Survey Data

Reg No

50020307


Rating

Regional


Categories of Special Interest

Architectural, Artistic, Social


Original Use

Public house


In Use As

Public house


Date

1870 - 1890


Coordinates

316227, 234357


Date Recorded

28/03/2015


Date Updated

--/--/--


Description

Attached three-bay three-storey over basement public house, built c.1880, with shopfronts to front (south) elevation. M-profile pitched slate roof, hipped to centre to front span, hidden behind rendered parapet with felted flashing, red brick chimneystack having clay pots, and cast-iron rainwater goods. Smooth rendered walls with twentieth-century sign to first floor. Segmental- and square-headed window openings having masonry sills and two-over-two pane timber sliding sash windows. Tiled shopfront with masonry cornice, to west of front. Segmental-headed window openings having decorative iron screens incorporating letter ‘M’ in front of one-over-one pane timber sliding sash windows. Segmental-headed door opening with overlight having decorative iron screen incorporating letter ‘M’, double-leaf timber panel door leading to internal porch with double-leaf part-glazed timber doors having sunburst motif to veneer. Lined-and-ruled rendered shopfront to east, moulded masonry plinth course, with fascia and cornice terminating in fluted bracket to east. Segmental-headed door opening with hood moulding and capitals, panelled pilasters, having overlight above recent door to west side of shopfront.

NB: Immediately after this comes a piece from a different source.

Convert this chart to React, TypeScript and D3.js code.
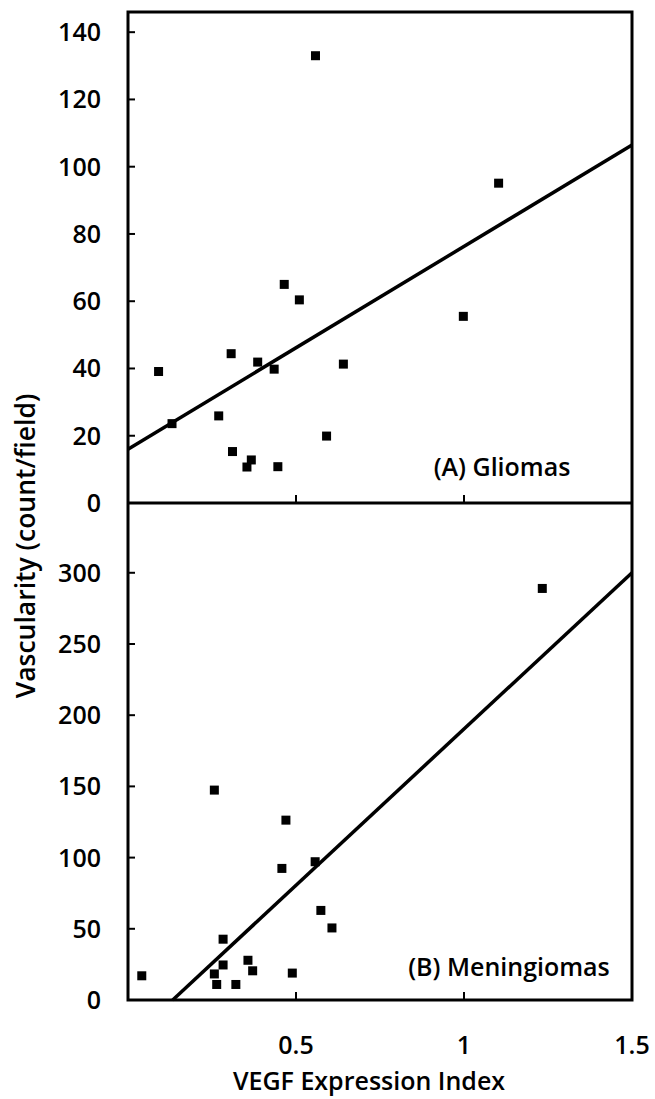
import React from "react";
import * as d3 from "d3";

const W = 655;
const H = 1099;

// Panel A (Gliomas)
const gliomaX = [0.558, 1.103, 0.465, 0.51, 0.998, 0.307, 0.386, 0.091, 0.435, 0.641, 0.27, 0.131, 0.591, 0.311, 0.367, 0.354, 0.446];
const gliomaY = [133, 95.1, 65, 60.4, 55.5, 44.4, 41.9, 39.1, 39.8, 41.3, 25.9, 23.6, 19.9, 15.3, 12.8, 10.7, 10.8];
const gliomaFit = [16, 60.3]; // intercept, slope

// Panel B (Meningiomas)
const meningX = [1.233, 0.257, 0.47, 0.458, 0.557, 0.574, 0.607, 0.283, 0.357, 0.283, 0.371, 0.257, 0.489, 0.041, 0.264, 0.321];
const meningY = [289, 147.4, 126.3, 92.4, 97.1, 62.9, 50.6, 42.7, 27.9, 24.6, 20.5, 18.3, 18.9, 17, 10.9, 10.9];
const meningFit = [-29.2, 219.5];

const gliomaTicks = [0, 20, 40, 60, 80, 100, 120, 140];
const meningTicks = [0, 50, 100, 150, 200, 250, 300];
const xTicks = [0.5, 1, 1.5];
const xTickLabels = ["0.5", "1", "1.5"];

const FONT = "'Open Sans', sans-serif";

export default function App() {
  const x = d3.scaleLinear().domain([0, 1.5]).range([128, 632]);
  const yA = d3.scaleLinear().domain([0, 146]).range([503, 12]);
  const yB = d3.scaleLinear().domain([0, 349]).range([1000, 503]);

  const line = d3.line<[number, number]>();

  const fitPts = (fit: number[], y: d3.ScaleLinear<number, number>, x0: number): [number, number][] => {
    const [b, m] = fit;
    return [
      [x(x0), y(b + m * x0)],
      [x(1.5), y(b + m * 1.5)],
    ];
  };
  const meningX0 = -meningFit[0] / meningFit[1];

  const panel = (
    xs: number[],
    ys: number[],
    y: d3.ScaleLinear<number, number>,
    ticks: number[],
    fit: [number, number][],
    label: string,
    labelX: number,
    labelY: number
  ) => (
    <g>
      {ticks.map((t) => (
        <g key={t}>
          <line x1={x(0)} x2={x(0) + 7} y1={y(t)} y2={y(t)} stroke="#000" strokeWidth={2} />
          <text x={101} y={y(t)} dy="0.36em" textAnchor="end" fontSize={25} fontFamily={FONT} fontWeight={600}>
            {t}
          </text>
        </g>
      ))}
      {xTicks.slice(0, 2).map((t) => (
        <line key={t} x1={x(t)} x2={x(t)} y1={y(0)} y2={y(0) - 8} stroke="#000" strokeWidth={2} />
      ))}
      <path d={line(fit) || ""} stroke="#000" strokeWidth={3.5} fill="none" />
      {xs.map((v, i) => (
        <rect key={i} x={x(v) - 4.5} y={y(ys[i]) - 4.5} width={9} height={9} fill="#000" />
      ))}
      <text x={labelX} y={labelY} textAnchor="middle" fontSize={25} fontFamily={FONT} fontWeight={600}>
        {label}
      </text>
    </g>
  );

  return (
    <svg width={W} height={H} style={{ position: "absolute", left: 0, top: 0, background: "#fff" }}>
      <rect x={0} y={0} width={W} height={H} fill="#fff" />
      {panel(gliomaX, gliomaY, yA, gliomaTicks, fitPts(gliomaFit, yA, 0), "(A) Gliomas", 502, 476)}
      {panel(meningX, meningY, yB, meningTicks, fitPts(meningFit, yB, meningX0), "(B) Meningiomas", 509, 976)}
      <rect x={128} y={12} width={632 - 128} height={1000 - 12} fill="none" stroke="#000" strokeWidth={3} />
      <line x1={128} x2={632} y1={503} y2={503} stroke="#000" strokeWidth={3} />
      {xTicks.map((t, i) => (
        <text key={t} x={x(t)} y={1054} textAnchor="middle" fontSize={25} fontFamily={FONT} fontWeight={600}>
          {xTickLabels[i]}
        </text>
      ))}
      <text x={369} y={1090} textAnchor="middle" fontSize={25} fontFamily={FONT} fontWeight={600}>
        VEGF Expression Index
      </text>
      <text
        transform={`translate(35, 546) rotate(-90)`}
        textAnchor="middle"
        fontSize={26.5}
        fontFamily={FONT}
        fontWeight={600}
      >
        Vascularity (count/field)
      </text>
    </svg>
  );
}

Segmental-headed integral carriage arch with double-leaf wrought-iron gates to front of recent double-leaf timber door. Veneer wainscoting having painted walls and curved canopy to bar to interior. Lounge bar with foliate coving, timber seating to walls, polished stone fireplace having cast-iron front plate and tile cheeks, foliate plaster ceiling rose with brass and glass hanging light. Located to centre and north side of Poolbeg Street.

Appraisal

Poolbeg Street, named after a small pool or inlet on the south side of the River Liffey, was established on reclaimed land between Townsend Street and the present-day south quays. This parcel of ground was leased to Luke Gardiner in 1741, and he began to develop houses and shops along this street. Number 9 was in use as tenements for most of the nineteenth century, until it was rebuilt in the 1880s, with a lounge bar added to the rear later. The tiled Art Deco shop front, which appears to have been added after Mulligan's public house was purchased by a Mr Smyth in 1932, contributes visual interest to the more traditional, unadorned upper floors. The Art Deco style is continued in the interior with veneered doors and a channelled curving canopy to the bar. The interior has remained substantially unchanged in recent years.